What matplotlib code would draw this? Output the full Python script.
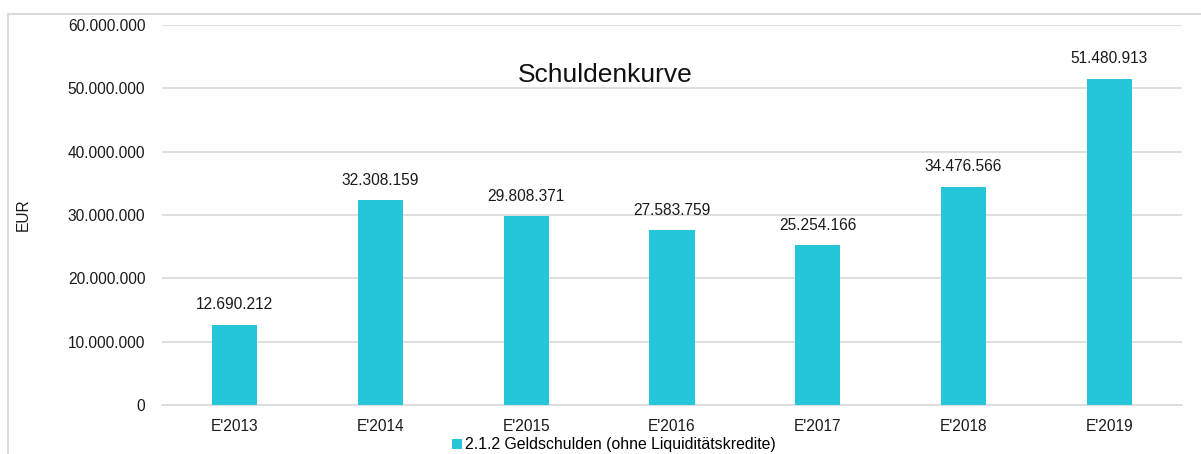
import matplotlib.pyplot as plt
from matplotlib.lines import Line2D
from matplotlib.ticker import FuncFormatter

plt.rcParams['font.family'] = ['Liberation Sans', 'DejaVu Sans']

# data
years = ["E'2013", "E'2014", "E'2015", "E'2016", "E'2017", "E'2018", "E'2019"]
schulden = [12690212, 32308159, 29808371, 27583759, 25254166, 34476566, 51480913]
series_name = '2.1.2 Geldschulden (ohne Liquiditätskredite)'

color = '#26C6DA'
grid_color = '#d9d9d9'


def dots(v, pos=None):
    return f'{int(round(v)):,}'.replace(',', '.')


fig = plt.figure(figsize=(12.01, 4.54), dpi=100)
ax = fig.add_axes([162 / 1201, 1 - 405 / 454, 1020 / 1201, 380 / 454])

x = range(len(years))
bars = ax.bar(x, schulden, width=0.31, color=color, label=series_name, zorder=3)

for xi, v in zip(x, schulden):
    ax.annotate(dots(v), (xi, v), xytext=(0, 9), textcoords='offset points',
                ha='center', va='bottom', fontsize=11.2, color='#1a1a1a')

ax.set_xlim(-0.5, len(years) - 0.5)
ax.set_ylim(0, 60000000)
ax.set_yticks(range(0, 60000001, 10000000))
ax.yaxis.set_major_formatter(FuncFormatter(dots))
ax.set_xticks(list(x))
ax.set_xticklabels(years)
ax.tick_params(axis='both', length=0, labelsize=11.2, labelcolor='#1a1a1a')
ax.tick_params(axis='y', pad=12)
ax.tick_params(axis='x', pad=10)
ax.grid(axis='y', color=grid_color, linewidth=1.2, zorder=0)
for s in ['top', 'right', 'left']:
    ax.spines[s].set_visible(False)
ax.spines['bottom'].set_color(grid_color)
ax.spines['bottom'].set_linewidth(1.2)

fig.text(23 / 1201, 1 - 215 / 454, 'EUR', rotation=90, ha='center', va='center',
         fontsize=11.2, color='#1a1a1a')
fig.text(605 / 1201, 1 - 75 / 454, 'Schuldenkurve', ha='center', va='center',
         fontsize=19, color='#111111')

fig.legend(handles=[bars], labels=[series_name], loc='center',
           bbox_to_anchor=(614 / 1201, 1 - 445 / 454), frameon=False, fontsize=11.4,
           handlelength=0.6, handleheight=0.6, handletextpad=0.2, borderpad=0)

# outer chart border (left and top)
fig.add_artist(Line2D([8 / 1201, 8 / 1201], [0, 1 - 14 / 454], color=grid_color, linewidth=1.5))
fig.add_artist(Line2D([8 / 1201, 1], [1 - 14 / 454, 1 - 14 / 454], color=grid_color, linewidth=1.5))

fig.savefig('out.png', dpi=100)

Task statement: Which lines of the data include "matplotlib"? Copy each of them.

Final result:
What matplotlib code would draw this? Output the full Python script.
import matplotlib.pyplot as plt
from matplotlib.lines import Line2D
from matplotlib.ticker import FuncFormatter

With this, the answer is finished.